Так же точно и порченые женки показали на допросах, что подлинно они впадают почасту в беспамятство и несостояние ума и в том безумстве называют Андрея батюшком; но чтобы тот Андрей был чародеем, еретиком и волшебником, знал бы травы и зелья для порчи людей, того они не знают и показать не могут.
Была в деле мелочь: Козицына невестка Агафья будто бы сказала одной из кликуш: «Я-де тебе не по свекрову учиню!» За такие похвальные речи Агафье учинено битье батожьем, дабы впредь жила смирно и от брани удерживалась, а паче таких похвальных слов не говорила. А затем ее, как и всех других, отпустила яренская канцелярия по домам с миром, взяв с обыскных людей поручную запись по Козицыне.

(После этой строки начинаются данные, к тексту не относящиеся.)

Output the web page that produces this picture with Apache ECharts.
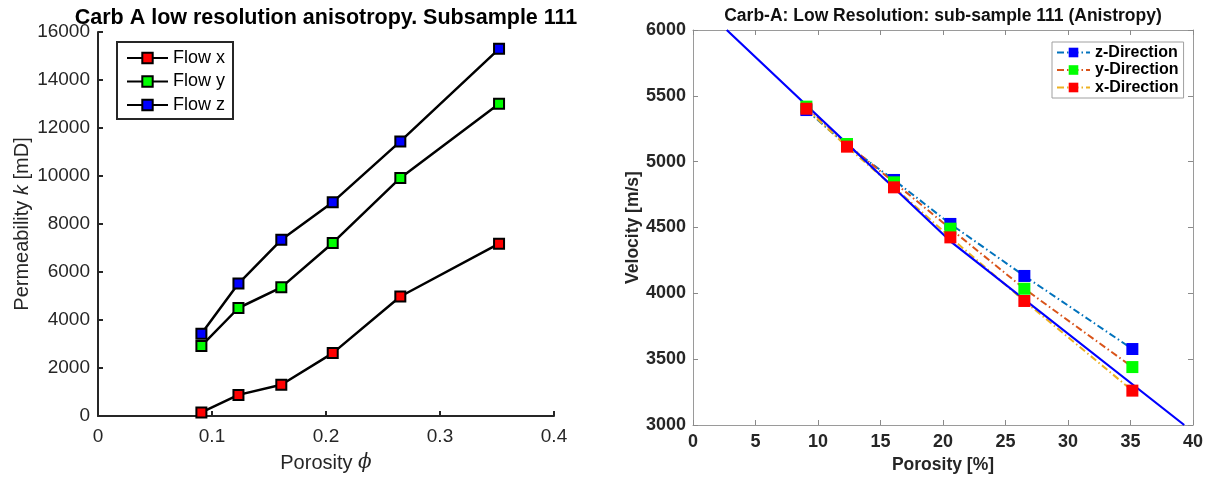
<!DOCTYPE html>
<html>
<head>
<meta charset="utf-8">
<script src="https://cdn.jsdelivr.net/npm/echarts@6/dist/echarts.min.js"></script>
<style>
html,body{margin:0;padding:0;background:#fff;}
#c{width:1206px;height:479px;}
</style>
</head>
<body>
<div id="c"></div>
<script>
// ---------- Left chart data (permeability vs porosity) ----------
const porosityFrac = [0.0907, 0.1232, 0.1608, 0.2059, 0.2652, 0.3518];
const flowX = [150, 880, 1300, 2620, 4980, 7180];
const flowY = [2920, 4500, 5360, 7210, 9920, 13010];
const flowZ = [3430, 5520, 7340, 8910, 11440, 15300];
const leftXTicks = [0, 0.1, 0.2, 0.3, 0.4];
const leftYTicks = [0, 2000, 4000, 6000, 8000, 10000, 12000, 14000, 16000];

// ---------- Right chart data (velocity vs porosity) ----------
const porosityPct = [9.07, 12.32, 16.08, 20.59, 26.51, 35.15];
const velZ = [5392, 5122, 4861, 4527, 4132, 3577];
const velY = [5418, 5134, 4843, 4491, 4035, 3440];
const velX = [5402, 5114, 4805, 4425, 3942, 3261];
const trendPorosity = [2.7, 20.6, 39.3];
const trendVel = [6000, 4395, 3000];
const rightXTicks = [0, 5, 10, 15, 20, 25, 30, 35, 40];
const rightYTicks = [3000, 3500, 4000, 4500, 5000, 5500, 6000];

const FONT = '"Liberation Sans", Arial, Helvetica, sans-serif';
const pairs = (xs, ys) => xs.map((x, i) => [x, ys[i]]);
const tickStep = t => t[1] - t[0];
const plain = v => String(Math.round(v * 1000) / 1000);

const chart = echarts.init(document.getElementById('c'), null, {renderer: 'canvas'});

const leftAxisCommon = {
  type: 'value',
  splitLine: {show: false},
  axisLine: {show: true, onZero: false, lineStyle: {color: '#262626', width: 2}},
  axisTick: {show: true, inside: true, length: 5, lineStyle: {color: '#262626', width: 2}},
  axisLabel: {color: '#262626', fontSize: 19, fontFamily: FONT, formatter: plain}
};
const rightAxisCommon = {
  type: 'value',
  splitLine: {show: false},
  axisLine: {show: true, onZero: false, lineStyle: {color: '#9a9a9a', width: 1}},
  axisTick: {show: true, inside: true, length: 5, lineStyle: {color: '#8a8a8a', width: 1}},
  axisLabel: {color: '#262626', fontSize: 18, fontWeight: 'bold', fontFamily: FONT, formatter: plain}
};

const option = {
  animation: false,
  backgroundColor: '#fff',
  title: [
    {
      text: 'Carb A low resolution anisotropy. Subsample 111',
      left: 326, top: 7, textAlign: 'center', padding: 0,
      textStyle: {fontFamily: FONT, fontSize: 21.5, fontWeight: 'bold', color: '#000'}
    },
    {
      text: 'Carb-A: Low Resolution: sub-sample 111 (Anistropy)',
      left: 943, top: 7, textAlign: 'center', padding: 0,
      textStyle: {fontFamily: FONT, fontSize: 17.5, fontWeight: 'bold', color: '#111'}
    }
  ],
  grid: [
    {left: 98, top: 32, width: 456, height: 384},
    {left: 693, top: 30, width: 500, height: 395}
  ],
  legend: [
    {
      data: ['Flow x', 'Flow y', 'Flow z'],
      left: 117, top: 42, orient: 'vertical',
      itemWidth: 41, itemHeight: 13, itemGap: 3.5,
      padding: [6, 8, 4, 9],
      borderColor: '#262626', borderWidth: 2, backgroundColor: '#fff',
      selectedMode: false,
      textStyle: {fontFamily: FONT, fontSize: 18, color: '#000', lineHeight: 20}
    },
    {
      data: ['z-Direction', 'y-Direction', 'x-Direction'],
      left: 1052, top: 42, orient: 'vertical',
      itemWidth: 33, itemHeight: 12, itemGap: 0.5,
      padding: [2, 5, 2, 4],
      borderColor: '#a0a0a0', borderWidth: 1, backgroundColor: '#fff',
      selectedMode: false,
      textStyle: {fontFamily: FONT, fontSize: 16, fontWeight: 'bold', color: '#000', lineHeight: 17}
    }
  ],
  xAxis: [
    Object.assign({}, leftAxisCommon, {
      gridIndex: 0, min: leftXTicks[0], max: leftXTicks[leftXTicks.length - 1], interval: tickStep(leftXTicks),
      position: 'bottom',
      axisLabel: Object.assign({}, leftAxisCommon.axisLabel, {margin: 11}),
      name: 'Porosity {p|ϕ}', nameLocation: 'middle', nameGap: 37,
      nameTextStyle: {fontFamily: FONT, fontSize: 20, color: '#262626',
        rich: {p: {fontFamily: '"DejaVu Serif", "Liberation Serif", serif', fontStyle: 'italic', fontSize: 20, color: '#262626'}}}
    }),
    Object.assign({}, rightAxisCommon, {
      gridIndex: 1, min: rightXTicks[0], max: rightXTicks[rightXTicks.length - 1], interval: tickStep(rightXTicks),
      position: 'bottom',
      axisLabel: Object.assign({}, rightAxisCommon.axisLabel, {margin: 8}),
      name: 'Porosity [%]', nameLocation: 'middle', nameGap: 27,
      nameTextStyle: {fontFamily: FONT, fontSize: 17.5, fontWeight: 'bold', color: '#262626'}
    }),
    Object.assign({}, rightAxisCommon, {
      gridIndex: 1, min: rightXTicks[0], max: rightXTicks[rightXTicks.length - 1], interval: tickStep(rightXTicks),
      position: 'top', axisLabel: {show: false}
    })
  ],
  yAxis: [
    Object.assign({}, leftAxisCommon, {
      gridIndex: 0, min: leftYTicks[0], max: leftYTicks[leftYTicks.length - 1], interval: tickStep(leftYTicks),
      position: 'left',
      axisLabel: Object.assign({}, leftAxisCommon.axisLabel, {margin: 8}),
      name: 'Permeability {i|k} [mD]', nameLocation: 'middle', nameGap: 66, nameRotate: 90,
      nameTextStyle: {fontFamily: FONT, fontSize: 20, color: '#262626',
        rich: {i: {fontFamily: FONT, fontStyle: 'italic', fontSize: 20, color: '#262626'}}}
    }),
    Object.assign({}, rightAxisCommon, {
      gridIndex: 1, min: rightYTicks[0], max: rightYTicks[rightYTicks.length - 1], interval: tickStep(rightYTicks),
      position: 'left',
      axisLabel: Object.assign({}, rightAxisCommon.axisLabel, {margin: 7}),
      name: 'Velocity [m/s]', nameLocation: 'middle', nameGap: 35, nameRotate: 90,
      nameTextStyle: {fontFamily: FONT, fontSize: 17.5, fontWeight: 'bold', color: '#262626'}
    }),
    Object.assign({}, rightAxisCommon, {
      gridIndex: 1, min: rightYTicks[0], max: rightYTicks[rightYTicks.length - 1], interval: tickStep(rightYTicks),
      position: 'right', axisLabel: {show: false}
    })
  ],
  series: [
    {
      name: 'Flow x', type: 'line', xAxisIndex: 0, yAxisIndex: 0,
      data: pairs(porosityFrac, flowX),
      symbol: 'rect', symbolSize: 10,
      lineStyle: {color: '#000', width: 2.5},
      itemStyle: {color: '#ff0000', borderColor: '#000', borderWidth: 2}
    },
    {
      name: 'Flow y', type: 'line', xAxisIndex: 0, yAxisIndex: 0,
      data: pairs(porosityFrac, flowY),
      symbol: 'rect', symbolSize: 10,
      lineStyle: {color: '#000', width: 2.5},
      itemStyle: {color: '#00ff00', borderColor: '#000', borderWidth: 2}
    },
    {
      name: 'Flow z', type: 'line', xAxisIndex: 0, yAxisIndex: 0,
      data: pairs(porosityFrac, flowZ),
      symbol: 'rect', symbolSize: 10,
      lineStyle: {color: '#000', width: 2.5},
      itemStyle: {color: '#0000ff', borderColor: '#000', borderWidth: 2}
    },
    {
      name: 'z-Direction', type: 'line', xAxisIndex: 1, yAxisIndex: 1,
      data: pairs(porosityPct, velZ),
      symbol: 'rect', symbolSize: 12,
      lineStyle: {color: '#0072BD', width: 2, type: [7, 3, 1.5, 3]},
      itemStyle: {color: '#0000ff'}
    },
    {
      name: 'y-Direction', type: 'line', xAxisIndex: 1, yAxisIndex: 1,
      data: pairs(porosityPct, velY),
      symbol: 'rect', symbolSize: 12,
      lineStyle: {color: '#D95319', width: 2, type: [7, 3, 1.5, 3]},
      itemStyle: {color: '#00ff00'}
    },
    {
      name: 'x-Direction', type: 'line', xAxisIndex: 1, yAxisIndex: 1,
      data: pairs(porosityPct, velX),
      symbol: 'rect', symbolSize: 12,
      lineStyle: {color: '#EDB120', width: 2, type: [7, 3, 1.5, 3]},
      itemStyle: {color: '#ff0000'}
    },
    {
      name: 'trend', type: 'line', xAxisIndex: 1, yAxisIndex: 1,
      data: pairs(trendPorosity, trendVel),
      symbol: 'none', silent: true,
      lineStyle: {color: '#0000ff', width: 2.2}
    }
  ]
};
chart.setOption(option);
</script>
</body>
</html>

Но вмешалось в дело другое ведомство: консистория преосвященного Варлаама, епископа великоустюжского и тотемского, и потребовала то дело пересмотреть в согласии с указом Святейшего Синода, коим повелевалось:
«Где явятся в церквах и монастырях, также и в городах и селах, притворноюродцы и босые и с колтунами, тех для расспросов, чего ради такие притворства, а кликуши в церквах и монастырях безобразия чинят, отсылать в светский суд без всякого отлагательства».
Нужно сказать, что борьбу с кликушеством и притворно-юродством начал еще царь Иван Грозный, жаловавшийся собору, что «лживые пророки, мужики и женки, и старые бабы бегают из села в село нагие и босые, с распущенными волосами, трясутся и бьются и кричат: св. Анастасия и св. Пятница велят-де им» и прочее. А в следующем столетии на то же жаловался и патриарх, говоря, что в церквах «от их крику и писку православным божественного пения не слыхать» и что они «приходят в церкви в Божии, аки разбойники с палками, а под теми палки у них бывают копейца железные, и бывают у них меж себя брани до крови и лая смрадная».

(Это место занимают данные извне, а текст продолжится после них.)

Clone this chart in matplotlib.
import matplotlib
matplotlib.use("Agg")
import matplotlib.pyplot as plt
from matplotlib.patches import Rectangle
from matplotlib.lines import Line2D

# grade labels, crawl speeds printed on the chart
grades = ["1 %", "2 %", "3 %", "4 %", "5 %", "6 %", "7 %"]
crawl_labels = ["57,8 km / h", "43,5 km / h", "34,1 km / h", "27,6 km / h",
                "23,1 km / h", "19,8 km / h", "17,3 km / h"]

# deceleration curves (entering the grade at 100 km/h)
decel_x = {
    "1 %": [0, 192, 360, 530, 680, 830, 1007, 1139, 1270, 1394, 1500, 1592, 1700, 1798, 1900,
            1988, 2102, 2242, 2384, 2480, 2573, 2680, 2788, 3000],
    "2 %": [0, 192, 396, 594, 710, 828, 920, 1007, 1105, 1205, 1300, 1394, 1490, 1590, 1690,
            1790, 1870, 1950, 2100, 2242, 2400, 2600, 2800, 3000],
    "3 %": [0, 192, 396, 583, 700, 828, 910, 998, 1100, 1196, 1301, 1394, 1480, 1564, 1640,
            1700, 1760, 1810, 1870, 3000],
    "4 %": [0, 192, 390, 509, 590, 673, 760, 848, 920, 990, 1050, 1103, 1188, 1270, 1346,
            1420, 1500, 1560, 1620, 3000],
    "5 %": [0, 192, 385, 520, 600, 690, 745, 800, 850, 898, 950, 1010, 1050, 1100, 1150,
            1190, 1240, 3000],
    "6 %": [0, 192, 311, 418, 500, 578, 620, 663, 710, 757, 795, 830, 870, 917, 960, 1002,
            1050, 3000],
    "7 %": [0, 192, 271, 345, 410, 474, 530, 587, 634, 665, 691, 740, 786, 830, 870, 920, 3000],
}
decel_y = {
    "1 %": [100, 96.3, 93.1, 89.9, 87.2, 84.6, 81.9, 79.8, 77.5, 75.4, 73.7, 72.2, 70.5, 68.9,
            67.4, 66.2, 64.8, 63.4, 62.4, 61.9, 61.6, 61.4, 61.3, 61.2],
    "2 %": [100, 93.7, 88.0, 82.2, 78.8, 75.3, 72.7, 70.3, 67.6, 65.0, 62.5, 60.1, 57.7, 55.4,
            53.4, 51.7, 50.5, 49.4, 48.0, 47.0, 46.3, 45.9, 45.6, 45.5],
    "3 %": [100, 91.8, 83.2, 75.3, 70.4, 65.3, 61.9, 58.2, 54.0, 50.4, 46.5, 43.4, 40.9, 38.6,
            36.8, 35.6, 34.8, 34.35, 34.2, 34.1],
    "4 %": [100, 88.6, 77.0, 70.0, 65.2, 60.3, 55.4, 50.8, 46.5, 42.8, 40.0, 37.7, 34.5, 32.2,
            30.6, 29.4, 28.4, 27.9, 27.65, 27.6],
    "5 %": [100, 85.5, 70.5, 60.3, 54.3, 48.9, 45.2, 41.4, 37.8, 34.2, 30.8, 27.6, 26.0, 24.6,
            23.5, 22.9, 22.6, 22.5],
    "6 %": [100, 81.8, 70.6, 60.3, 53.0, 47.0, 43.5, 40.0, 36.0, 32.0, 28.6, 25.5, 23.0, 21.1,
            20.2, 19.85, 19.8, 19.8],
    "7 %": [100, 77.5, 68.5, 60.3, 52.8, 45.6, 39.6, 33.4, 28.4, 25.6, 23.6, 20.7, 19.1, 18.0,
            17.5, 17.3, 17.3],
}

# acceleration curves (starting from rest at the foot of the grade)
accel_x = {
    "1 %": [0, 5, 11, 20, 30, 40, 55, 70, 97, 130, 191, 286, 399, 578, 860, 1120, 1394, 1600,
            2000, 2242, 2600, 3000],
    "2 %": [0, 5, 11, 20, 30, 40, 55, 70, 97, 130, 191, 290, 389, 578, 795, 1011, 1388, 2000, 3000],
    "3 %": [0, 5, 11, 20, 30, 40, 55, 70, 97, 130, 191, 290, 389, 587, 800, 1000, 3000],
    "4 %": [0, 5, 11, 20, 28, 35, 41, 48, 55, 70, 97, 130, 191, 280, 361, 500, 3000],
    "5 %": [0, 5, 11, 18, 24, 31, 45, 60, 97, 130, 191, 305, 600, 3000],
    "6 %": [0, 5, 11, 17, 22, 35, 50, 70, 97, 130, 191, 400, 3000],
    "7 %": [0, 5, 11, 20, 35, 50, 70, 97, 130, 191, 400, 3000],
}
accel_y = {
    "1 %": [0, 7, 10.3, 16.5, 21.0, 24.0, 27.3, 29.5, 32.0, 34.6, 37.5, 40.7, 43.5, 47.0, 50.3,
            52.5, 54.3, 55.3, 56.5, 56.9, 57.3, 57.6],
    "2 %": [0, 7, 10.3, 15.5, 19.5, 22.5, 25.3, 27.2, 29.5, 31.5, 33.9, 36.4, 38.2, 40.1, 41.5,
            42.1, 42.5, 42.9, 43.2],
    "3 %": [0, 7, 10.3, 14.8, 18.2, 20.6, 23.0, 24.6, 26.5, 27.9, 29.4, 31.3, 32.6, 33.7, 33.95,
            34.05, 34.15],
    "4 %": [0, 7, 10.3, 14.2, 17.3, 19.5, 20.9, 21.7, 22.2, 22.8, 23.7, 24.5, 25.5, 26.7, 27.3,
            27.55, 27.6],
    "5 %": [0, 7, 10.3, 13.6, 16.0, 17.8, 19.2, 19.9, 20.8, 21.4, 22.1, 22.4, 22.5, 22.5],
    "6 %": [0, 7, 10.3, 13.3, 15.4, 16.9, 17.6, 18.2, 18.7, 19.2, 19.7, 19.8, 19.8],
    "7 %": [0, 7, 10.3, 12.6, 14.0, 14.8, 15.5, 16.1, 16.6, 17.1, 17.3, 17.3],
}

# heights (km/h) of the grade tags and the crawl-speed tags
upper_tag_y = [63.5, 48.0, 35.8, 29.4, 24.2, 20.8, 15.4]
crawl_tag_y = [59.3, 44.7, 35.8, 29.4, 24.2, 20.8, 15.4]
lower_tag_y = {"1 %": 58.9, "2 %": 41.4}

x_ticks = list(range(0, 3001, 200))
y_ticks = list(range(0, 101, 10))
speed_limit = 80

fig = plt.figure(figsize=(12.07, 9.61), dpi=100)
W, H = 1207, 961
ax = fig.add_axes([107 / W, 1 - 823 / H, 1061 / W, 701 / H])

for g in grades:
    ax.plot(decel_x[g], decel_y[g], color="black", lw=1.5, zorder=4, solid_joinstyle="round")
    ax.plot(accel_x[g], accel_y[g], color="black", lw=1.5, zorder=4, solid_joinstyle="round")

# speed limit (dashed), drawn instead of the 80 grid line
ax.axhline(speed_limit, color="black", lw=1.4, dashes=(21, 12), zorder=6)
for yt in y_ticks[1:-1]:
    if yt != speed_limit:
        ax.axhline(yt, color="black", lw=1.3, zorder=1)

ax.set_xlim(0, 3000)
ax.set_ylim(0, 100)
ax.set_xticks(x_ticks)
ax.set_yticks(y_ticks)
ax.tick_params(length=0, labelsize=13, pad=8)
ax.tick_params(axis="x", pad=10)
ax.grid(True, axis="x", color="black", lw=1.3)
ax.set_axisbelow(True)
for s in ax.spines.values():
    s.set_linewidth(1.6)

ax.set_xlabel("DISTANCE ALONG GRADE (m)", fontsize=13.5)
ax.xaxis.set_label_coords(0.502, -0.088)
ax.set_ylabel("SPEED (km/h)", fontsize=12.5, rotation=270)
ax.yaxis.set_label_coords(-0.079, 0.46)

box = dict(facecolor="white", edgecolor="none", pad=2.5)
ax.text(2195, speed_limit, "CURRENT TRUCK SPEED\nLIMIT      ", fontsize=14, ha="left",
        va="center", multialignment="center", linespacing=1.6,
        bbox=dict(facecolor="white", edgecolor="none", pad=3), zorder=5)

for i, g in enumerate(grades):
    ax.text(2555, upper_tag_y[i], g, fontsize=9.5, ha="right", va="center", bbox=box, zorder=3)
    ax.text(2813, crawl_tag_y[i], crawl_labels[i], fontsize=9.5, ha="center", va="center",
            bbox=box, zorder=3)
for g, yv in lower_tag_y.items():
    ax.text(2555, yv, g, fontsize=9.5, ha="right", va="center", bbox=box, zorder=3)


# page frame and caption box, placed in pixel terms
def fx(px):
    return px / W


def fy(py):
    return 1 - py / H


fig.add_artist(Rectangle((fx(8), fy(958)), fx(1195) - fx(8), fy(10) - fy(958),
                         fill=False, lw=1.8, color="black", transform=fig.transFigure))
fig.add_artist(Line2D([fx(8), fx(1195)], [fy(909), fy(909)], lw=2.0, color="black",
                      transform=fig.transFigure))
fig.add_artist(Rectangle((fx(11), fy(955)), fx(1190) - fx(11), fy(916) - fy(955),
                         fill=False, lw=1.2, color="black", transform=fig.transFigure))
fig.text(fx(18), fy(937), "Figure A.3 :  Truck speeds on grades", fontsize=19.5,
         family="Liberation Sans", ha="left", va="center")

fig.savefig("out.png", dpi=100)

И хоть в данном случае ничего подобного не было, а все же пришлось следствие возобновить. Для начала еще раз выдрали невестку Козицына, а самого его посадили в узилище для «добровольного увещания», время от времени допрашивая с пристрастием. Собственно, судить надо было женок, виновных в кликушестве, но вышла небольшая путаница, и ответил за все чародей Андрей Козицын, как увидим, по всей справедливости.
* * *
Сидит Андрей Козицын в узилище год, и два, и три, и пять, и больше. Дело его тянется и осложняется, допрос идет за допросом, батожье за батожьем, толкованье за увещаньем. Пишутся протоколы, посылаются промемории простые, дубликатные и трипликатные. Конца следствию не видно, борода у Козицына из белокурой стала совсем седой, кости ноют, тело подгнивает от частых увещаний. Выдержи чародей еще лет десять в упорном отрицании — может быть, и вышел бы на волю к семидесяти годам. Но, видно, и у чародеев бывают минуты слабости! В одну из таких минут, лежа на козле под розгами, заговорил Козицын толково, а писарь записал.

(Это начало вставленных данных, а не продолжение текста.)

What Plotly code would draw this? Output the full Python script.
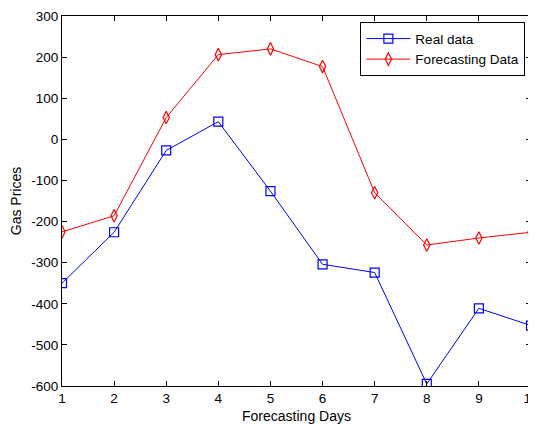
import plotly.graph_objects as go

days = [1, 2, 3, 4, 5, 6, 7, 8, 9, 10]
real_data = [-350, -226, -27, 43, -126, -304, -324, -595, -411, -453]
forecast_data = [-225, -186, 53, 206, 220, 177, -130, -257, -240, -226]

x_ticks = [1, 2, 3, 4, 5, 6, 7, 8, 9, 10]
y_ticks = [-600, -500, -400, -300, -200, -100, 0, 100, 200, 300]

FONT = "Liberation Sans, Arial, sans-serif"

fig = go.Figure()
fig.add_trace(go.Scatter(
    x=days, y=real_data, mode="lines+markers", name="Real data",
    line=dict(color="#0000ff", width=1),
    marker=dict(symbol="square-open", size=9, color="#0000ff", line=dict(width=1.2)),
))
fig.add_trace(go.Scatter(
    x=days, y=forecast_data, mode="lines+markers", name="Forecasting Data",
    line=dict(color="#ff0000", width=1),
    marker=dict(symbol="diamond-tall-open", size=9, color="#ff0000", line=dict(width=1.2)),
))

axis_common = dict(
    showline=True, linecolor="black", linewidth=1, mirror="ticks",
    ticks="inside", ticklen=5, tickcolor="black", tickwidth=1,
    showgrid=False, zeroline=False,
    tickfont=dict(family=FONT, size=13.5, color="black"),
    ticklabeloverflow="allow",
    automargin=False,
)

fig.update_xaxes(
    range=[1, 10], tickvals=x_ticks, ticktext=[str(v) for v in x_ticks],
    title=dict(text="Forecasting Days", font=dict(family=FONT, size=14, color="black"), standoff=5),
    **axis_common,
)
fig.update_yaxes(
    range=[-600, 300], tickvals=y_ticks, ticktext=[str(v) for v in y_ticks],
    title=dict(text="Gas Prices", font=dict(family=FONT, size=14, color="black"), standoff=7),
    **axis_common,
)

fig.update_layout(
    width=528, height=417,
    margin=dict(l=54, r=5, t=8, b=39),
    paper_bgcolor="white", plot_bgcolor="white",
    font=dict(family=FONT, size=14, color="black"),
    legend=dict(
        x=0.988, y=0.983, xanchor="right", yanchor="top",
        bgcolor="white", bordercolor="black", borderwidth=1,
        font=dict(family=FONT, size=13.5, color="black"),
        tracegroupgap=0, itemwidth=44,
    ),
    showlegend=True,
)

fig.write_html("out.html")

Было дело на Пасху. Зашел Козицын к соседу Гордею Карандышеву выпить пива. Ну — выпили. Потом легли спать, а наутро принялись опять пить пиво. Тут ему и говорит Карандышев:
— Хочешь ли научиться портить людей?
— А как?
— А вот видишь ли пятерых дьяволов, которые мне служат? Если хочешь — будут они и тебе послушны.
Козицын вгляделся — и действительно увидал пятерых невидимых дьяволов. Один сидел на чарке и болтал ножками, другой спокойненько ползал по потолку мухой, третий ковырял нос кочергой, остальные тоже занимались своими делами. Из себя черненькие, роста небольшого, спинка в шерсти, животы голые, хвосты с кисточкой. Вообще — обыкновенные дьяволы, как им и быть надлежит.